NASHVILLE, Tenn. – As if the injury ghosts on day one for Florida weren’t enough, they turned Bridgestone Arena into a haunted house on day two.
Florida forward Jordyn Merritt took a hard fall early in the first quarter and did not return, leaving UF down two offensive stars for all but the first three minutes of Friday’s game.
With the loss of leading scorer Kiara Smith still fresh from the day before, bad omens for the Gators were in the air.
No. 23 Florida (21-10) fell in a wire-to-wire affair with Ole Miss (23-7) 70-60 Friday afternoon, eliminating the Gators from the SEC Tournament. The loss comes in the first game without Smith following her Thursday knee injury.
The senior All-SEC First Team selection cried out in pain late in UF’s second-round win over Vanderbilt. Smith posted an update to Twitter shortly before Friday’s tip to announce the right knee ailment would end her Gator career.
Ole Miss senior Shakira Austin played a monstrous game in front of a crowd of 6,880. The 6-foot 5-inch center led the Rebels and the game with a season-high 27 points and 13 rebounds. Her size was a recurring problem for Florida in the paint on both sides of the court.
Guard Zippy Broughton did everything she could to match Austin, exploding for 26 points and a UF career-high six 3-pointers. Starting in place of Smith, senior forward Kristina Moore was the only other Gator in double figures, scoring 11 points in 23 minutes.
Smith, who sported crutches to the postgame press conference, was active on the Florida bench, holding a clipboard and rooting exuberantly for her teammates. Broughton said her backcourt partner encouraged her through the enhanced role Friday.
“Losing Kiki, that's a lot of points,” Broughton said. “That's a lot of rebounds, a lot of assists, and that was a big role I had to step into. But Kiki believed in me, she told me I got it, and any timeouts we had, any breaks we had at the free-throw line, I was always looking at her.”
Head coach Kelly Rae Finley said her team’s offense lacked flow, and understandably so as early-March injuries have started to pile up for the Gators.

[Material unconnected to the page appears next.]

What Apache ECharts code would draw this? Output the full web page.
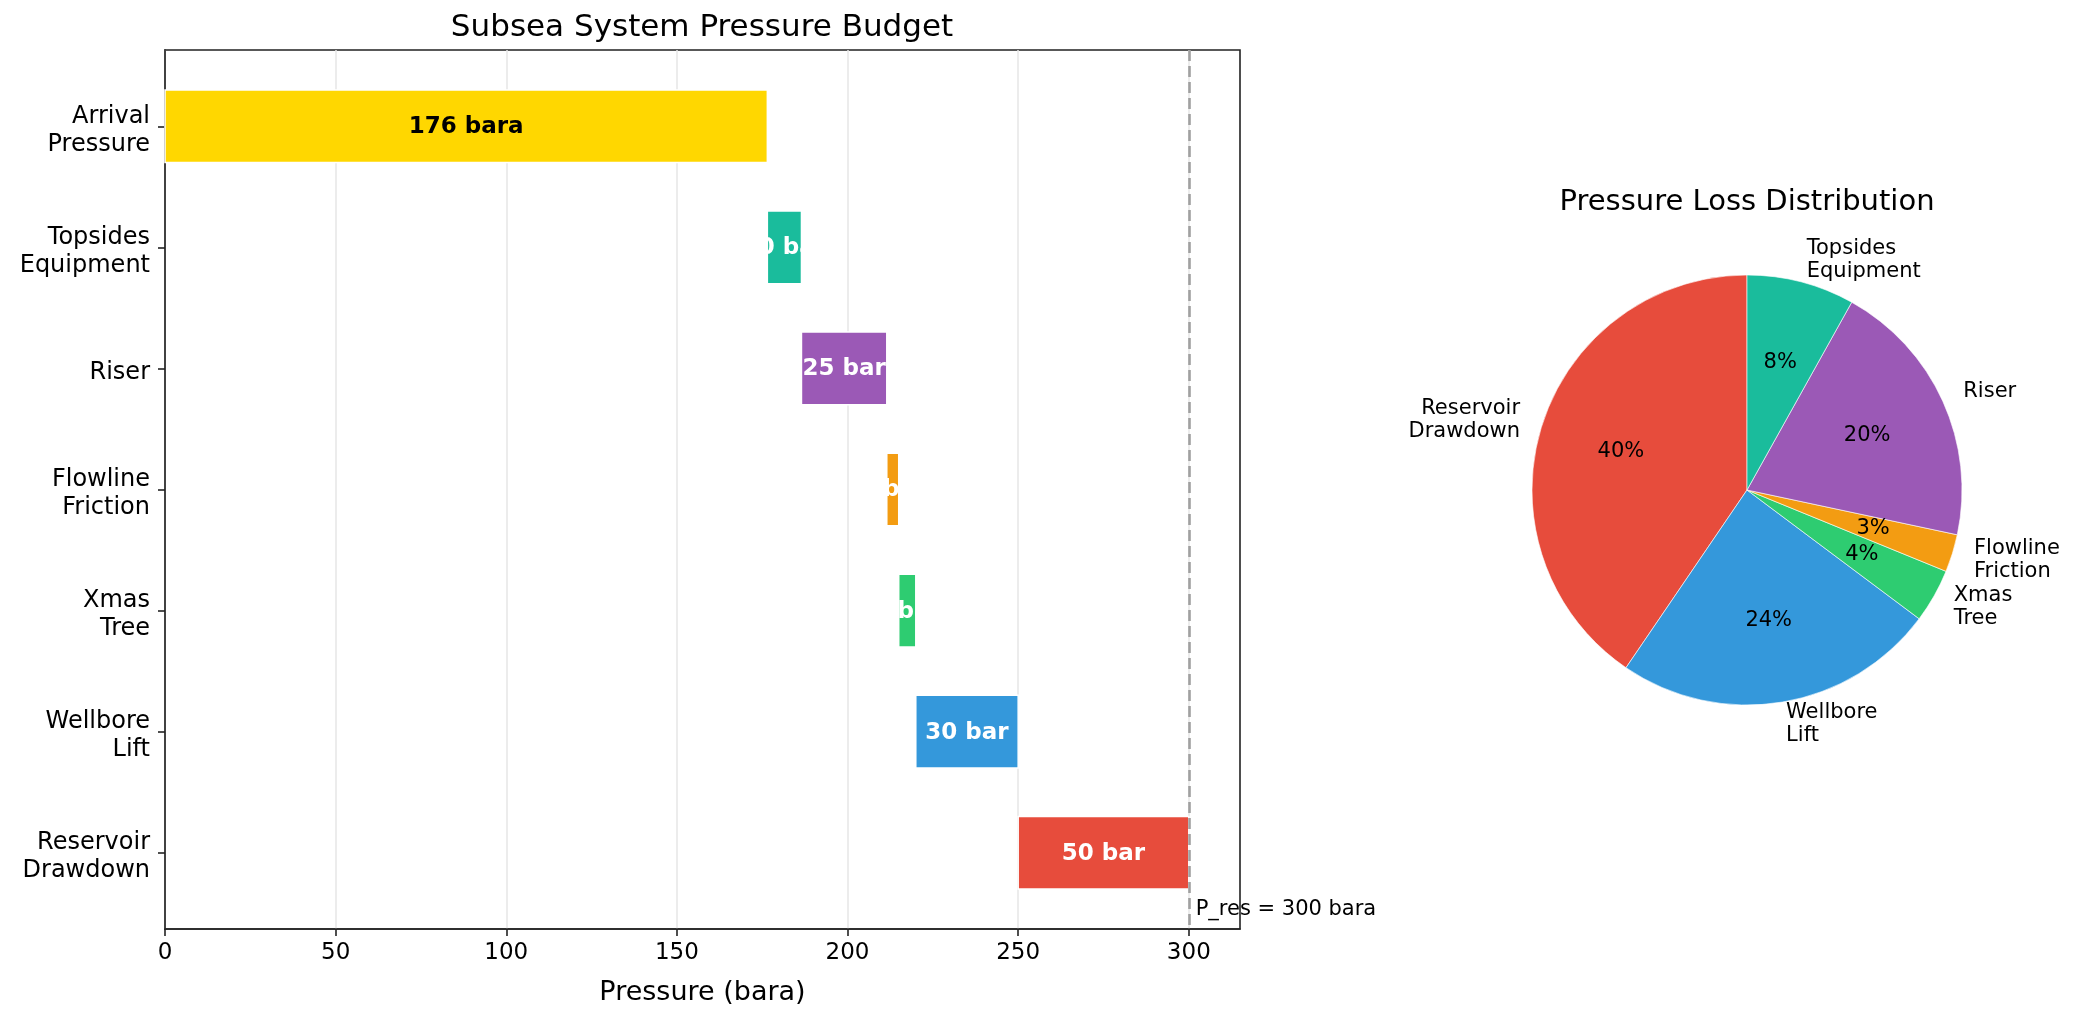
<!DOCTYPE html>
<html>
<head>
<meta charset="utf-8">
<script src="https://cdn.jsdelivr.net/npm/echarts@6/dist/echarts.min.js"></script>
<style>html,body{margin:0;padding:0;background:#fff}#c{width:2073px;height:1021px}</style>
</head>
<body>
<div id="c"></div>
<script>
// ---- data ----
const categories = ['Arrival\nPressure', 'Topsides\nEquipment', 'Riser', 'Flowline\nFriction', 'Xmas\nTree', 'Wellbore\nLift', 'Reservoir\nDrawdown'];
const barStart = [0, 176.5, 186.5, 211.5, 215, 220, 250];
const barValue = [176.5, 10, 25, 3.5, 5, 30, 50];
const barLabels = ['176 bara', '10 bar', '25 bar', '4 bar', '5 bar', '30 bar', '50 bar'];
const barColors = ['#FFD700', '#1ABC9C', '#9B59B6', '#F39C12', '#2ECC71', '#3498DB', '#E74C3C'];
const xTicks = [0, 50, 100, 150, 200, 250, 300];
const pRes = 300;
const pResLabel = 'P_res = 300 bara';

const pieNames = ['Reservoir\nDrawdown', 'Wellbore\nLift', 'Xmas\nTree', 'Flowline\nFriction', 'Riser', 'Topsides\nEquipment'];
const pieValues = [50, 30, 5, 3.5, 25, 10];
const pieColors = ['#E74C3C', '#3498DB', '#2ECC71', '#F39C12', '#9B59B6', '#1ABC9C'];

const FONT = 'DejaVu Sans';
const catIdx = categories.map((c, i) => i);
// tick labels sit a hair below the tick (text baseline centring)
const catLabelPos = catIdx.map(i => i + 0.036);
const barData = categories.map((c, i) => [barStart[i], barStart[i] + barValue[i], i]);

const chart = echarts.init(document.getElementById('c'), null, {renderer: 'canvas'});
const pieCenter = [1747, 490];
const pieR = 215;

const option = {
  animation: false,
  backgroundColor: '#fff',
  textStyle: {fontFamily: FONT},
  title: [
    {text: 'Subsea System Pressure Budget', left: 702, top: 12, textAlign: 'center', padding: 0,
     textStyle: {fontFamily: FONT, fontSize: 31, fontWeight: 'normal', color: '#000'}},
    {text: 'Pressure Loss Distribution', left: pieCenter[0], top: 188, textAlign: 'center', padding: 0,
     textStyle: {fontFamily: FONT, fontSize: 29, fontWeight: 'normal', color: '#000'}}
  ],
  grid: {left: 165, right: 833, top: 50, bottom: 92, show: true, borderColor: '#222', borderWidth: 1.6, containLabel: false},
  xAxis: {
    type: 'value', min: 0, max: 315,
    name: 'Pressure (bara)', nameLocation: 'middle', nameGap: 50,
    nameTextStyle: {fontFamily: FONT, fontSize: 27, color: '#000'},
    axisLine: {show: true, onZero: false, lineStyle: {color: '#222', width: 1.6}},
    axisTick: {show: true, customValues: xTicks, length: 7, lineStyle: {color: '#222', width: 1.6}},
    axisLabel: {customValues: xTicks, margin: 13, fontFamily: FONT, fontSize: 23, color: '#000'},
    splitLine: {show: true, lineStyle: {color: '#e6e6e6', width: 1.5}}
  },
  yAxis: {
    type: 'value', inverse: true, min: -0.63, max: 6.63,
    axisLine: {show: true, onZero: false, lineStyle: {color: '#222', width: 1.6}},
    axisTick: {show: true, customValues: catIdx, length: 7, lineStyle: {color: '#222', width: 1.6}},
    axisLabel: {customValues: catLabelPos, margin: 15, fontFamily: FONT, fontSize: 24, lineHeight: 28, color: '#000', align: 'right',
      formatter: v => categories[Math.round(v)]},
    splitLine: {show: false}
  },
  series: [
    {
      type: 'custom', xAxisIndex: 0, yAxisIndex: 0,
      encode: {x: [0, 1], y: 2},
      data: barData,
      renderItem: function (params, api) {
        const i = params.dataIndex;
        const p0 = api.coord([api.value(0), api.value(2)]);
        const p1 = api.coord([api.value(1), api.value(2)]);
        const h = api.size([0, 0.6])[1];
        return {
          type: 'group',
          children: [
            {type: 'rect', shape: {x: p0[0], y: p0[1] - h / 2, width: p1[0] - p0[0], height: h},
             style: {fill: barColors[i], stroke: '#fff', lineWidth: 1.5}},
            {type: 'text', z2: 10, style: {text: barLabels[i], x: (p0[0] + p1[0]) / 2, y: p0[1] + 1,
              align: 'center', verticalAlign: 'middle', fill: i === 0 ? '#000' : '#fff',
              font: 'bold 23px "' + FONT + '"'}}
          ]
        };
      },
      markLine: {
        silent: true, symbol: ['none', 'none'], label: {show: false},
        lineStyle: {type: [11, 5], color: '#a0a0a0', width: 2.6},
        data: [{xAxis: pRes}]
      },
      z: 2
    },
    {
      type: 'custom', xAxisIndex: 0, yAxisIndex: 0,
      data: [[pRes + 2, 6.47]],
      renderItem: function (params, api) {
        const p = api.coord([api.value(0), api.value(1)]);
        return {type: 'text', style: {text: pResLabel, x: p[0], y: p[1], align: 'left', verticalAlign: 'middle',
          fill: '#000', font: '21px "' + FONT + '"'}};
      },
      z: 5
    },
    {
      type: 'pie', center: pieCenter, radius: pieR, startAngle: 90, clockwise: false,
      avoidLabelOverlap: false, silent: true,
      labelLayout: {hideOverlap: false},
      itemStyle: {borderColor: '#fff', borderWidth: 0.6},
      label: {show: true, position: 'outside', fontFamily: FONT, fontSize: 21, lineHeight: 23, color: '#000',
        distanceToLabelLine: 0, bleedMargin: 0, overflow: 'none'},
      labelLine: {show: false, length: pieR * 0.1 + 1, length2: 0},
      emphasis: {disabled: true},
      data: pieNames.map((n, i) => ({name: n, value: pieValues[i], itemStyle: {color: pieColors[i]}}))
    },
    {
      type: 'pie', center: pieCenter, radius: pieR * 1.2, startAngle: 90, clockwise: false,
      avoidLabelOverlap: false, silent: true,
      labelLayout: {hideOverlap: false},
      itemStyle: {color: 'rgba(0,0,0,0)', borderWidth: 0},
      label: {show: true, position: 'inside', fontFamily: FONT, fontSize: 21, color: '#000',
        formatter: p => Math.round(p.percent) + '%'},
      labelLine: {show: false},
      emphasis: {disabled: true},
      data: pieNames.map((n, i) => ({name: n, value: pieValues[i]}))
    }
  ]
};
chart.setOption(option);
</script>
</body>
</html>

“People were in different positions, and that's been characteristic of us all season, to adjust and adapt to whatever adversity comes our way,” Finley said. “Today was no different.”
It was Austin’s show in the first quarter, using her immense size advantage after Merritt’s departure to pour in 12 points in the opening period against a near-defenseless Florida interior.
Broughton connected on three shots from beyond the arc in the first, keeping the Rebels in check and only in front 20-15 at the buzzer. As a team, 3-point range was the only place UF got good looks early on; three of Florida’s four field goals were triples in the period.
UF’s poor shooting carried into the second quarter, going a mere 4-18 from the floor. The Gators continued to struggle with Austin’s paint presence and settled for missed outside jumpers, leading to an over five-minute stretch without a field goal.
After the halftime break, it was Broughton’s turn to take over the game. Cutting through the lane and stopping and popping alike, she dominated the third quarter with 12 points.
Florida scored a quick five points to open the frame, a jumper from Moore cutting the Ole Miss lead to six with 8:01 left.
The final quarter was back-and-forth, both teams beginning with dueling 5-0 scoring runs. Austin returned to strong post moves after a quiet middle of the game, scoring nine points in the fourth for the Rebels.
Mississippi head coach Yolett McPhee-McCuin then ramped up her full-court press, slowing down the chances of a familiar Gator comeback via fastbreak. UF went without a field goal for three and a half crucial minutes late in the period trying to jump ahead.
Austin and Ole Miss sealed Florida’s fate at the free-throw line, finishing 14-17 at the stripe in the fourth quarter to squash the Gators’ threats and earn them a rematch with No. 1 South Carolina in tomorrow’s semifinal.
Florida now turns its attention to the NCAA Tournament, presumably awaiting its first at-large bid to the Big Dance since 2016. ESPN’s tournament selection show begins at 8 p.m. on March 13.